An associate professor of Alaska Native Languages at the University of Alaska Southeast, Twitchell also hosts Lingít Aaní Káa Kei Nas.áx̱ Haa Yoo X̱ʼatángi, a Lingít-language show on KTOO. Twitchell said that of Juneau’s population of approximately 30,000, probably around 10 people can understand the full broadcast.
Though few Juneau residents speak Lingít, Twitchell said promoting the language’s use on KTOO offers an opportunity to normalize use of the language in the community.
“Looking at public radio was a way to really push the boundaries of normalization so that you can hear it,” Twitchell said.
‘Helping KTOO feel more like home’
According to Snyder, conversations to create the classes began about a year ago. Funds to pay or Twitchell came from a grant from the Alaska Community Foundation.
A typical class starts with Twitchell speaking entirely in Lingít and translating into English. One of his goals is “to have them hear the language first,” he said.
Twitchell then opens up the class for discussion and questions. The lessons then follow the flow of the conversation. When teaching a class that meets only weekly, “the goal is just giving a little bit of this, little bit of that,” he said.
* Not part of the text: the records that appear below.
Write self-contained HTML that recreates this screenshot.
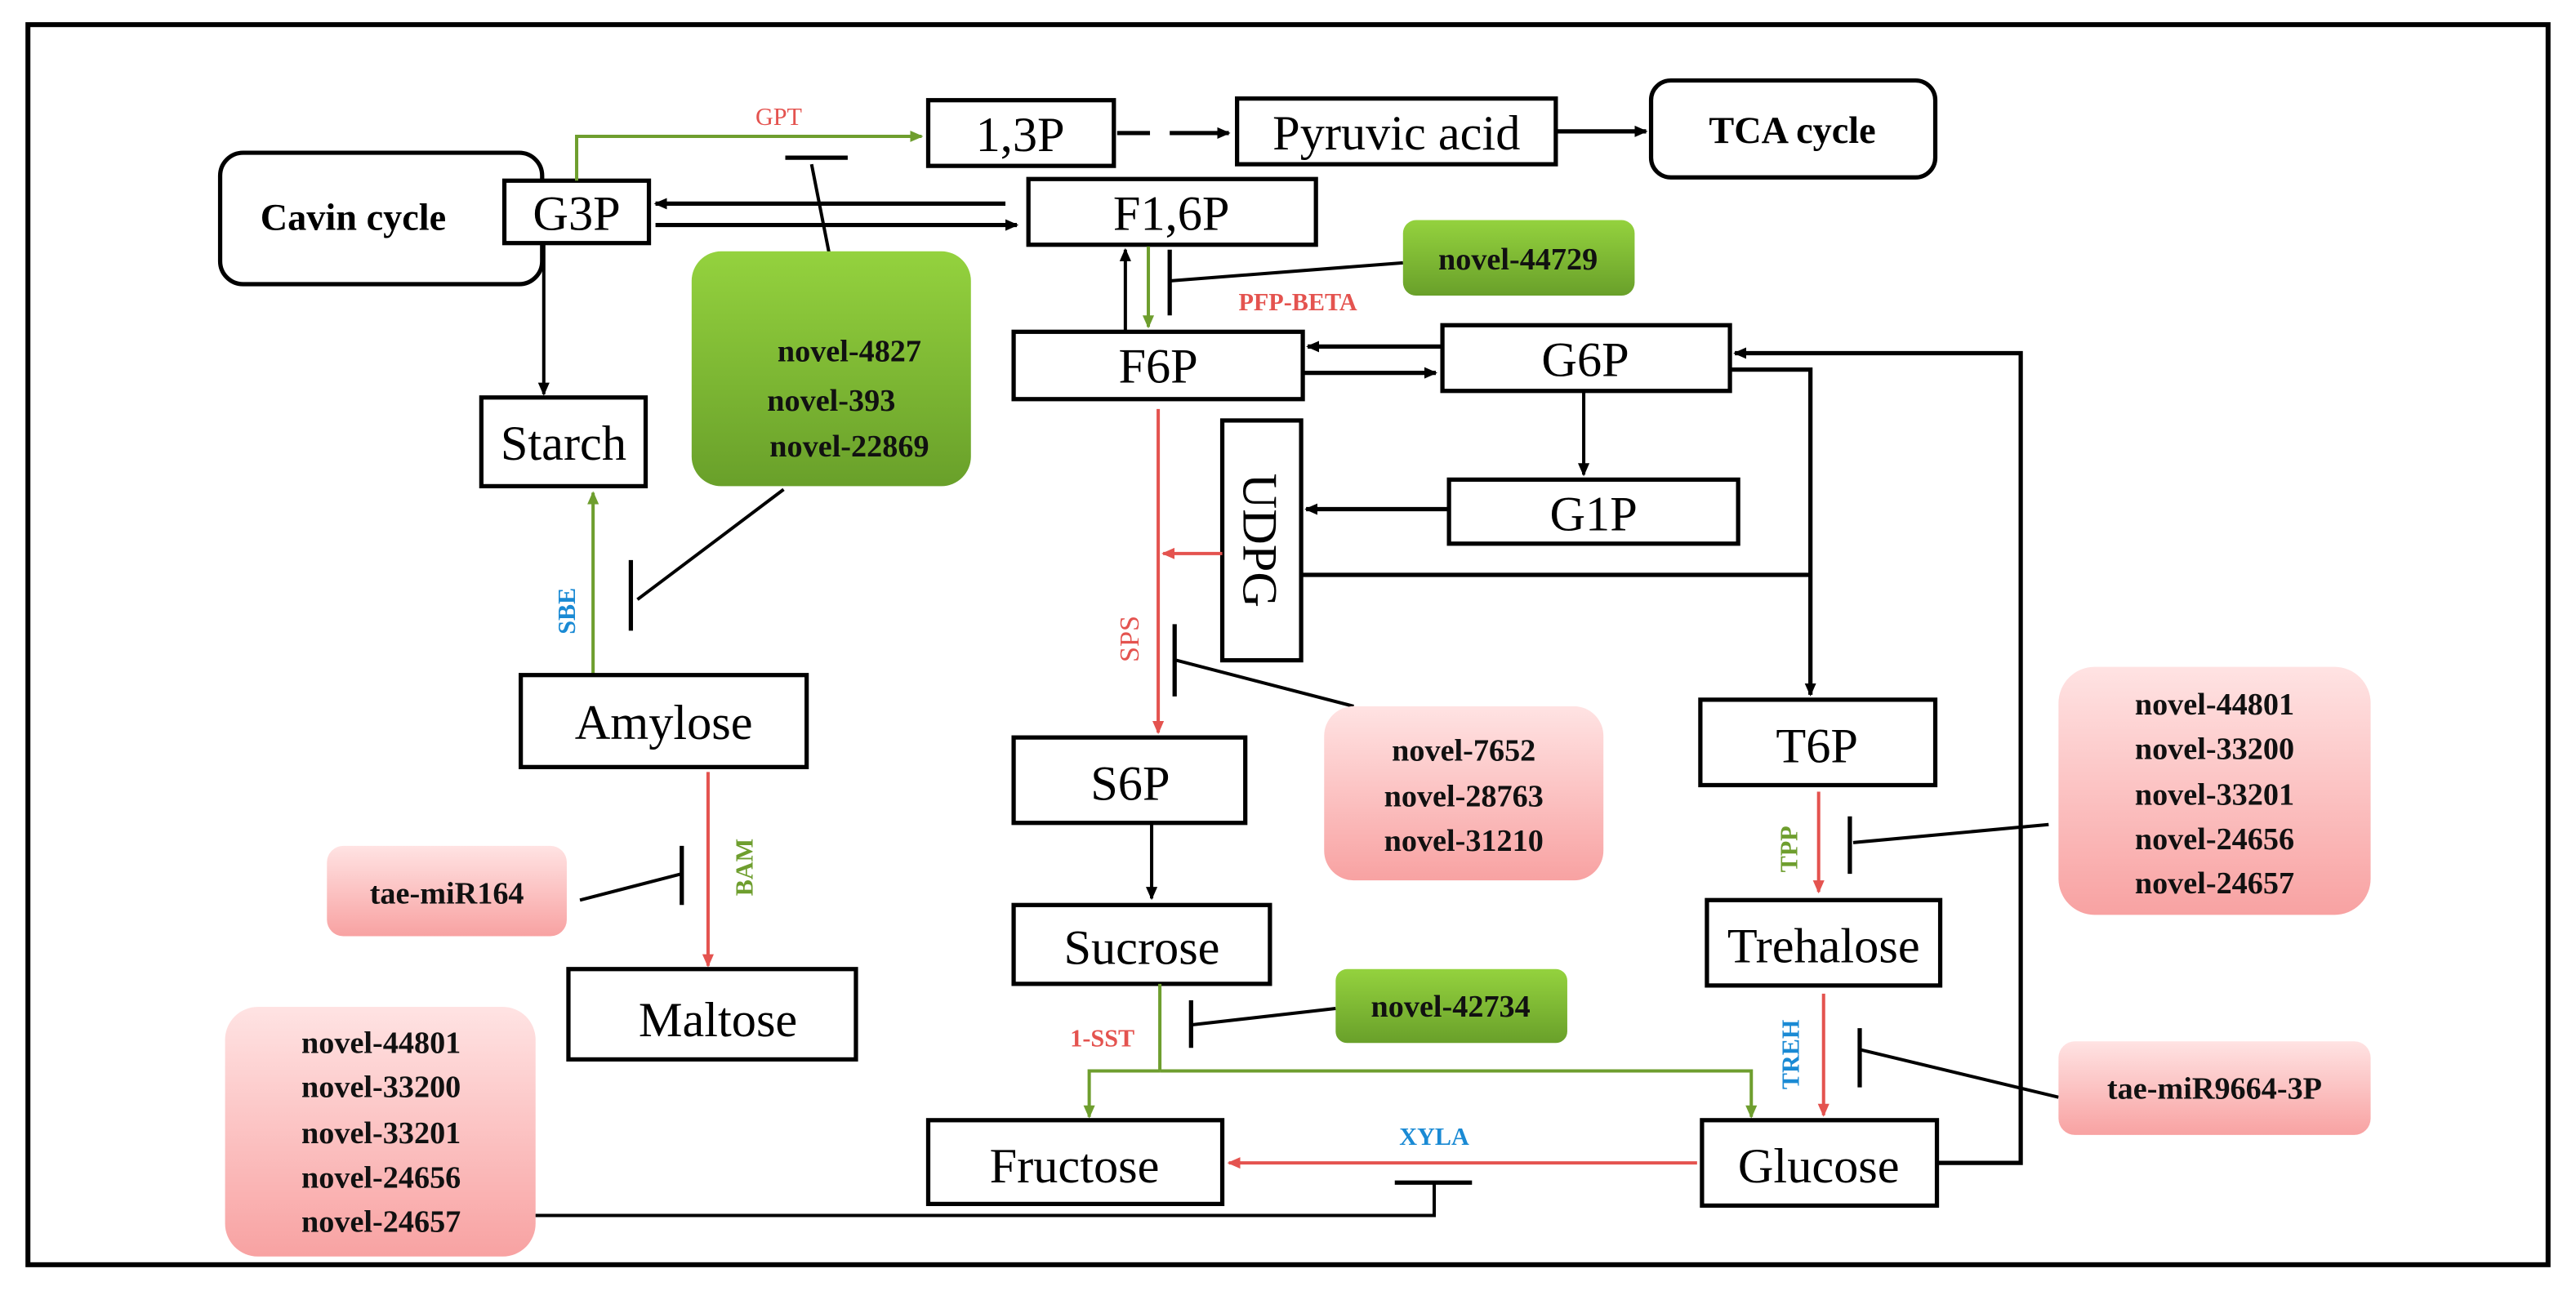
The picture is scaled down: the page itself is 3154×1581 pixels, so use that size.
<!DOCTYPE html>
<html><head><meta charset="utf-8"><style>
html,body{margin:0;padding:0;background:#fff;}
svg{display:block;}
.bx{fill:#fff;stroke:#000;stroke-width:2.6;}
.t{font-family:"Liberation Serif",serif;font-size:30px;fill:#000;text-anchor:middle;}
.m{font-family:"Liberation Serif",serif;font-size:19px;font-weight:bold;fill:#111;text-anchor:middle;}
.e{font-family:"Liberation Serif",serif;font-size:15px;font-weight:bold;text-anchor:middle;}
.k{stroke:#000;stroke-width:2;fill:none;}
.kb{stroke:#000;stroke-width:2.6;fill:none;}
.g{stroke:#6e9e2e;stroke-width:2;fill:none;}
.r{stroke:#e4534f;stroke-width:2;fill:none;}
</style></head><body>
<svg width="3154" height="1581" viewBox="0 0 1568 786" preserveAspectRatio="none" xmlns="http://www.w3.org/2000/svg">
<defs>
<marker id="ak" markerWidth="8" markerHeight="8" refX="7" refY="4" orient="auto" markerUnits="userSpaceOnUse"><path d="M0,0.5 L8,4 L0,7.5 z" fill="#000"/></marker>
<marker id="ag" markerWidth="8" markerHeight="8" refX="7" refY="4" orient="auto" markerUnits="userSpaceOnUse"><path d="M0,0.5 L8,4 L0,7.5 z" fill="#6e9e2e"/></marker>
<marker id="ar" markerWidth="8" markerHeight="8" refX="7" refY="4" orient="auto" markerUnits="userSpaceOnUse"><path d="M0,0.5 L8,4 L0,7.5 z" fill="#e4534f"/></marker>
<linearGradient id="gg" x1="0" y1="0" x2="0" y2="1"><stop offset="0" stop-color="#94d23e"/><stop offset="1" stop-color="#69a02a"/></linearGradient>
<linearGradient id="pg" x1="0" y1="0" x2="0" y2="1"><stop offset="0" stop-color="#ffe3e3"/><stop offset="1" stop-color="#f8a2a2"/></linearGradient>
</defs>
<rect x="17" y="15" width="1534" height="755" fill="none" stroke="#000" stroke-width="3"/>

<!-- top row -->
<rect x="134" y="93" width="196" height="80" rx="14" class="bx"/>
<text x="215" y="140" class="t" style="font-weight:bold;font-size:23px">Cavin  cycle</text>
<rect x="307" y="110" width="88" height="38" class="bx"/>
<text x="351" y="140" class="t">G3P</text>
<path d="M351,110 V83 H561" class="g" marker-end="url(#ag)"/>
<text x="474" y="76" class="e" fill="#e4534f" style="font-weight:normal">GPT</text>
<line x1="478" y1="96" x2="516" y2="96" class="kb"/>
<line x1="494" y1="100" x2="508" y2="171" class="k"/>
<rect x="565" y="61" width="113" height="40" class="bx"/>
<text x="621" y="92" class="t">1,3P</text>
<path d="M680,81 H700 M712,81 H748" class="kb" marker-end="url(#ak)"/>
<rect x="753" y="60" width="194" height="40" class="bx"/>
<text x="850" y="91" class="t">Pyruvic acid</text>
<line x1="948" y1="80" x2="1002" y2="80" class="kb" marker-end="url(#ak)"/>
<rect x="1005" y="49" width="173" height="59" rx="12" class="bx"/>
<text x="1091" y="87" class="t" style="font-weight:bold;font-size:23px">TCA cycle</text>

<rect x="626" y="109" width="175" height="40" class="bx"/>
<text x="713" y="140" class="t">F1,6P</text>
<line x1="612" y1="124" x2="399" y2="124" class="kb" marker-end="url(#ak)"/>
<line x1="399" y1="137" x2="619" y2="137" class="kb" marker-end="url(#ak)"/>

<!-- green box -->
<rect x="421" y="153" width="170" height="143" rx="18" fill="url(#gg)"/>
<text x="517" y="220" class="m">novel-4827</text>
<text x="506" y="250" class="m">novel-393</text>
<text x="517" y="278" class="m">novel-22869</text>
<line x1="477" y1="298" x2="388" y2="365" class="k"/>
<line x1="384" y1="341" x2="384" y2="384" class="kb"/>

<line x1="331" y1="148" x2="331" y2="240" class="k" marker-end="url(#ak)"/>
<rect x="293" y="242" width="100" height="54" class="bx"/>
<text x="343" y="280" class="t">Starch</text>
<line x1="361" y1="410" x2="361" y2="300" class="g" marker-end="url(#ag)"/>
<text transform="translate(350,372) rotate(-90)" class="e" fill="#1a8ad4">SBE</text>

<rect x="317" y="411" width="174" height="56" class="bx"/>
<text x="404" y="450" class="t">Amylose</text>
<line x1="431" y1="470" x2="431" y2="588" class="r" marker-end="url(#ar)"/>
<text transform="translate(458,528) rotate(-90)" class="e" fill="#6e9e2e">BAM</text>
<rect x="199" y="515" width="146" height="55" rx="10" fill="url(#pg)"/>
<text x="272" y="550" class="m">tae-miR164</text>
<line x1="353" y1="548" x2="415" y2="532" class="k"/>
<line x1="415" y1="515" x2="415" y2="551" class="kb"/>
<rect x="346" y="590" width="175" height="55" class="bx"/>
<text x="437" y="631" class="t">Maltose</text>

<rect x="137" y="613" width="189" height="152" rx="20" fill="url(#pg)"/>
<text x="232" y="641" class="m">novel-44801</text>
<text x="232" y="668" class="m">novel-33200</text>
<text x="232" y="696" class="m">novel-33201</text>
<text x="232" y="723" class="m">novel-24656</text>
<text x="232" y="750" class="m">novel-24657</text>
<path d="M326,740 H873 V720" class="k"/>
<line x1="849" y1="720" x2="896" y2="720" class="kb"/>

<!-- F6P region -->
<rect x="617" y="202" width="176" height="41" class="bx"/>
<text x="705" y="233" class="t">F6P</text>
<line x1="685" y1="202" x2="685" y2="152" class="k" marker-end="url(#ak)"/>
<line x1="699" y1="150" x2="699" y2="199" class="g" marker-end="url(#ag)"/>
<line x1="712" y1="152" x2="712" y2="192" class="kb"/>
<line x1="712" y1="171" x2="854" y2="160" class="k"/>
<text x="790" y="189" class="e" fill="#e4534f">PFP-BETA</text>
<rect x="854" y="134" width="141" height="46" rx="8" fill="url(#gg)"/>
<text x="924" y="164" class="m">novel-44729</text>

<rect x="878" y="198" width="175" height="40" class="bx"/>
<text x="965" y="229" class="t">G6P</text>
<line x1="878" y1="211" x2="796" y2="211" class="kb" marker-end="url(#ak)"/>
<line x1="793" y1="227" x2="874" y2="227" class="kb" marker-end="url(#ak)"/>
<line x1="964" y1="238" x2="964" y2="289" class="k" marker-end="url(#ak)"/>
<rect x="882" y="292" width="176" height="39" class="bx"/>
<text x="970" y="323" class="t">G1P</text>
<rect x="744" y="256" width="48" height="146" class="bx"/>
<line x1="882" y1="310" x2="795" y2="310" class="kb" marker-end="url(#ak)"/>
<text transform="translate(757,329) rotate(90)" class="t">UDPG</text>
<path d="M792,350 H1102" class="kb"/>
<path d="M1053,225 H1102 V423" class="kb" marker-end="url(#ak)"/>
<path d="M1179,708 H1230 V215 H1056" class="kb" marker-end="url(#ak)"/>

<!-- SPS -->
<line x1="705" y1="249" x2="705" y2="446" class="r" marker-end="url(#ar)"/>
<line x1="744" y1="337" x2="708" y2="337" class="r" marker-end="url(#ar)"/>
<text transform="translate(693,389) rotate(-90)" class="e" fill="#e4534f" style="font-weight:normal;font-size:17px">SPS</text>
<line x1="715" y1="380" x2="715" y2="424" class="kb"/>
<line x1="716" y1="402" x2="824" y2="430" class="k"/>
<rect x="806" y="430" width="170" height="106" rx="18" fill="url(#pg)"/>
<text x="891" y="463" class="m">novel-7652</text>
<text x="891" y="491" class="m">novel-28763</text>
<text x="891" y="518" class="m">novel-31210</text>

<rect x="617" y="449" width="141" height="52" class="bx"/>
<text x="688" y="487" class="t">S6P</text>
<line x1="701" y1="502" x2="701" y2="547" class="k" marker-end="url(#ak)"/>
<rect x="617" y="551" width="156" height="48" class="bx"/>
<text x="695" y="587" class="t">Sucrose</text>
<path d="M706,599 V652" class="g"/>
<path d="M706,652 H663 V680" class="g" marker-end="url(#ag)"/>
<path d="M706,652 H1066 V680" class="g" marker-end="url(#ag)"/>
<text x="671" y="637" class="e" fill="#e4534f">1-SST</text>
<line x1="725" y1="609" x2="725" y2="638" class="kb"/>
<line x1="725" y1="624" x2="813" y2="614" class="k"/>
<rect x="813" y="590" width="141" height="45" rx="7" fill="url(#gg)"/>
<text x="883" y="619" class="m">novel-42734</text>

<rect x="565" y="682" width="179" height="51" class="bx"/>
<text x="654" y="720" class="t">Fructose</text>
<line x1="1033" y1="708" x2="748" y2="708" class="r" marker-end="url(#ar)"/>
<text x="873" y="697" class="e" fill="#1a8ad4">XYLA</text>
<rect x="1036" y="682" width="143" height="52" class="bx"/>
<text x="1107" y="720" class="t">Glucose</text>

<!-- T6P column -->
<rect x="1035" y="426" width="143" height="52" class="bx"/>
<text x="1106" y="464" class="t">T6P</text>
<line x1="1107" y1="482" x2="1107" y2="543" class="r" marker-end="url(#ar)"/>
<text transform="translate(1094,517) rotate(-90)" class="e" fill="#6e9e2e">TPP</text>
<line x1="1126" y1="497" x2="1126" y2="532" class="kb"/>
<line x1="1128" y1="513" x2="1247" y2="502" class="k"/>
<rect x="1253" y="406" width="190" height="151" rx="22" fill="url(#pg)"/>
<text x="1348" y="435" class="m">novel-44801</text>
<text x="1348" y="462" class="m">novel-33200</text>
<text x="1348" y="490" class="m">novel-33201</text>
<text x="1348" y="517" class="m">novel-24656</text>
<text x="1348" y="544" class="m">novel-24657</text>
<rect x="1039" y="548" width="142" height="52" class="bx"/>
<text x="1110" y="586" class="t">Trehalose</text>
<line x1="1110" y1="605" x2="1110" y2="679" class="r" marker-end="url(#ar)"/>
<text transform="translate(1095,642) rotate(-90)" class="e" fill="#1a8ad4">TREH</text>
<line x1="1132" y1="626" x2="1132" y2="662" class="kb"/>
<line x1="1132" y1="639" x2="1253" y2="668" class="k"/>
<rect x="1253" y="634" width="190" height="57" rx="10" fill="url(#pg)"/>
<text x="1348" y="669" class="m">tae-miR9664-3P</text>
</svg>
</body></html>
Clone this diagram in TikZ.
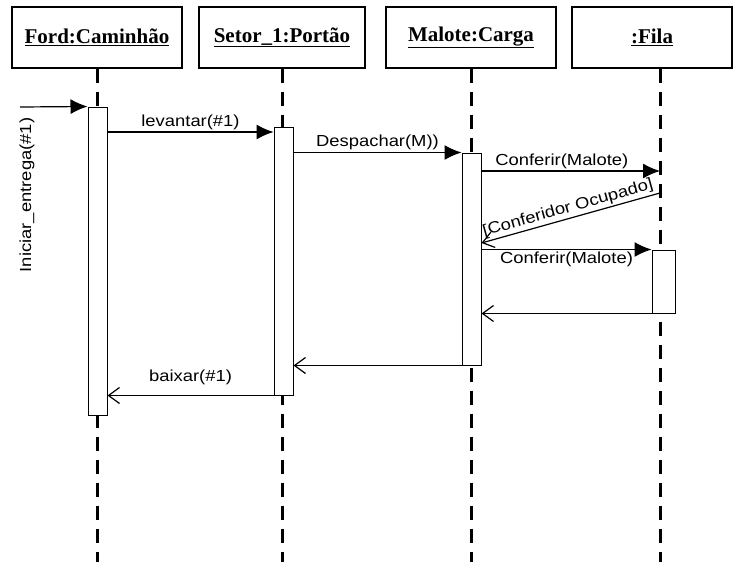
\documentclass[tikz,border=0pt]{standalone}
\usepackage{fontspec}
\setmainfont{Liberation Serif}
\newfontfamily\msgfont[FakeStretch=1.15]{Liberation Sans}
\usetikzlibrary{arrows.meta,calc}

\begin{document}
\begin{tikzpicture}[x=1pt, y=-1pt,
  head/.style={draw, line width=1.2pt, minimum width=170pt, minimum height=61pt, inner sep=0pt, font=\fontsize{21}{24}\selectfont\bfseries},
  bar/.style={draw, fill=white, line width=1pt, minimum width=19pt, inner sep=0pt},
  life/.style={line width=3pt, dash pattern=on 14pt off 9pt},
  msg/.style={font=\msgfont\fontsize{16}{18}\selectfont, inner sep=2pt},
  call/.style={line width=1.2pt, -{Latex[length=17pt,width=15pt]}},
  ret/.style={line width=1.2pt, -{Straight Barb[length=11pt,width=16pt]}}
]
  \useasboundingbox (0,0) rectangle (734,562);

  \node[head] (ford) at (97,37.5) {\underline{Ford:Caminhão}};
  \node[head, minimum width=166pt] (setor) at (282,37.5) {\underline{Setor\_1:Portão}};
  \node[head] (malote) at (471,37.5) {\underline{Malote:Carga}};
  \node[head, minimum width=160pt] (fila) at (652,37.5) {\underline{:Fila}};
  \coordinate (fl) at ([xshift=8pt]fila.south);

  \draw[life] (ford.south) -- (ford.south |- 0,562);
  \draw[life] (setor.south) -- (setor.south |- 0,562);
  \draw[life] (malote.south) -- (malote.south |- 0,562);
  \draw[life] (fl) -- (fl |- 0,562);

  \node[bar, minimum height=308pt] (a1) at (97.5,261) {};
  \node[bar, minimum height=268pt] (a2) at (283.5,261) {};
  \node[bar, minimum height=212pt] (a3) at (471.5,259) {};
  \node[bar, minimum width=23pt, minimum height=63pt] (a4) at (663.5,281.5) {};

  \coordinate (start) at (20,107);
  \draw[call] (start) -- (a1.north west);
  \node[msg, rotate=90] (ini) at (27,195) {Iniciar\_entrega(\#1)};

  \draw[call] (a1.east |- 0,132) -- node[msg, above] {levantar(\#1)} (a2.west |- 0,132);
  \draw[call] (a2.east |- a3.north) -- node[msg, above] {Despachar(M))} (a3.north west);
  \draw[call] (a3.east |- 0,171) -- node[msg, above, pos=0.45] {Conferir(Malote)} (fl |- 0,171);
  \draw[ret] (fl |- 0,193) -- node[msg, sloped, above] {[Conferidor Ocupado]} (a3.east |- 0,243);
  \draw[call] (a3.east |- a4.north) -- node[msg, below] {Conferir(Malote)} (a4.north west);
  \draw[ret] (a4.south west) -- (a3.east |- a4.south);
  \draw[ret] (a3.south west) -- (a2.east |- a3.south);
  \draw[ret] (a2.south west) -- node[msg, above=8pt] {baixar(\#1)} (a1.east |- a2.south);
\end{tikzpicture}
\end{document}
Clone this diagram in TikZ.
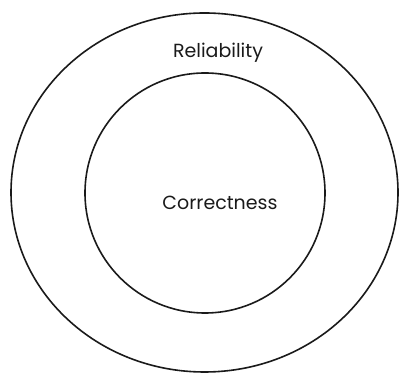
\documentclass[tikz,border=0pt]{standalone}
\usepackage{fontspec}
\setmainfont{Poppins}
\usepackage{tikz}
\usetikzlibrary{positioning}
\definecolor{mInk}{HTML}{1A1A1A}

\begin{document}
\begin{tikzpicture}[x=1pt, y=1pt, ring/.style={draw=mInk, line width=1.6pt},
    lbl/.style={text=mInk, font=\fontsize{19}{22}\selectfont}]
    \useasboundingbox (0,0) rectangle (399,374);
    % outer ring and inner ring
    \draw[ring] (204.5,181.5) ellipse [x radius=193.5, y radius=179.5];
    \draw[ring] (205,181) circle [radius=120];
    \node[lbl] (reliability) at (218,321) {Reliability};
    \node[lbl] (correctness) at (220,171) {Correctness};
  \end{tikzpicture}
\end{document}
KTOO integrated the lessons into staffers’ workdays to make it easy for them to participate, Snyder said. “By including it in the workday, we position it as not an extra but essential part of the work that we’re doing right now to be a better, more community-connected organization,” she said.
Through the classes, KTOO is aiming for “doing a better job at reading the Lingít that we read every single day on the air, and … helping KTOO feel more like home for the Indigenous people who live in this place,” Snyder said.
The Lingít classes are part of a broader multiyear effort at KTOO to step up work around diversity and inclusion. The station has also organized training with NPR Chief Diversity Officer Keith Woods and is conducting daily source audits. It is aiming to recruit a more diverse staff, and it has begun featuring on-air “land acknowledgments” to recognize the station’s location on the ancestral homeland of two Tlingit clans.
“Our building sits on fill that was once tideland and part of what is called the Indian Village,” reads the acknowledgment, which was developed with feedback from Tlingit culture bearers. “The families of the Juneau Indian Village, like their ancestors, cherish and depend upon their immediate connection to the waterfront. KTOO is working to lift up Tlingit voices and the Tlingit language. Please excuse us for our mistakes, and gunalchéesh [thank you] for your patience as we learn.”
Snyder said that though KTOO has worked to create meaningful relationships with community members and to elevate marginalized voices, it is still a predominantly white organization.
“I’ll speak for KTOO, but I think it’s very true of many white-founded nonprofits that there’s the sense that saying that ‘We are diverse, and everybody’s welcome’ is enough,” Snyder said. “It is not enough because, unless you’re willing to do the actual work of creating and building and moving an organization’s culture together with the people that you want to include, they will always feel like outsiders.”
‘A different destiny’
For Chandre Szafran, the first day on the job at KTOO included a Lingít class. Szafran, an Inupiaq Alaskan Native originally from Nome, was new to the state’s Southwest region and to public media journalism when she started at the station Feb. 16 as an arts, culture and music producer.
“It was such an amazing welcome,” Szafran said. “Native language use and Native language learning is something that’s really important and near and dear to my own heart.”
She said that KTOO’s Lingít classes showed her that the station is “genuinely dedicated to not just learning the language and using the language” but also working with “the original communities of the place that KTOO calls home.”
By offering his classes, Twitchell said, KTOO is reinforcing that “we can choose a different destiny than death for Indigenous languages and Indigenous peoples.”
“When we see entities like KTOO embrace it and make it part of their work to say, ‘Oh, actually, we have something that we can do,’ I think it leads the way for other entities to say, ‘Well, what am I doing?’” he said.